The Chip and Run Shot

By: Jonathon Hardcastle

Golf is a game enjoyed by many the world over. It's a game that requires dedication, determination, and above all practice. In golf, practice helps build routine, which is necessary to establish power in your drive, through consistent iron play to finesse on the putting surface. But there also lies an awkward area, just off the fringe of the green, that can be unpredictable and potentially card wrecking. Furthermore, over half your strokes ill inevitably be counted around the green, so it is crucial to tighten up where it really matters.

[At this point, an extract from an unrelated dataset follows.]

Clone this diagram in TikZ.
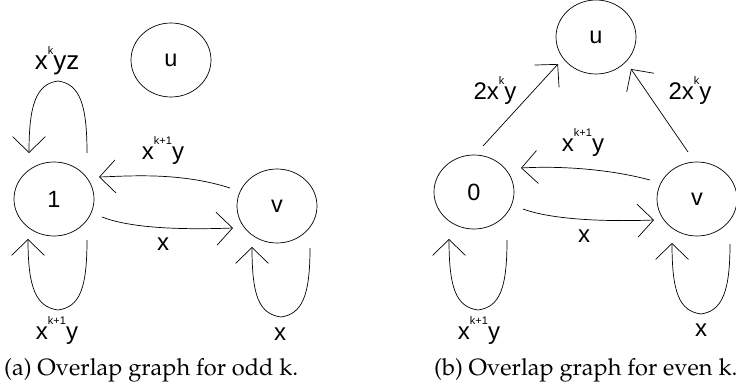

The fact is you can smash the ball for 300 yards on a par 4 and still walk away with a 7. And it's not that difficult either. Overshoot the green, putt beyond the hole, land in the bunker - there are plenty dangers lying in wait of those who've lost their concentration. As the saying goes, 'drive for show and putt for dough'. If you're greenside play isn't up to scratch, you can forget about racking up a good score. It really is as simple as that. And this doesn't just mean putting: it also covers consistency in approach from short range, and in achieving this, the chip and run shot could be a very valuable asset.

If your ball is lying in light rough or on the fairway short of the green, you'll be facing a tough decision. You can't putt the ball because you'll have no way of gauging the resistance of the rough before you reach the green. You can't chip the ball because you need more control than that.

The solution? Chip and run. Take a middle to lower iron out of your bag. Your club choice should reflect the severity of the rough, so for example if you're in thick stuff a 9 or pitching wedge is the club to go for, but if your practically on the surface you might even like to try a 3-wood. Hold the club as normal and conduct a normal putting stroke through the ball, with the club you've chosen. Simply putt with the same weight as normal, at the same rhythm. With any luck the ball should pop up and trundle nicely towards the hole. This lifts the ball over the rough but keeps it close enough to the surface to give you the control you need for that added finesse around the putting surface.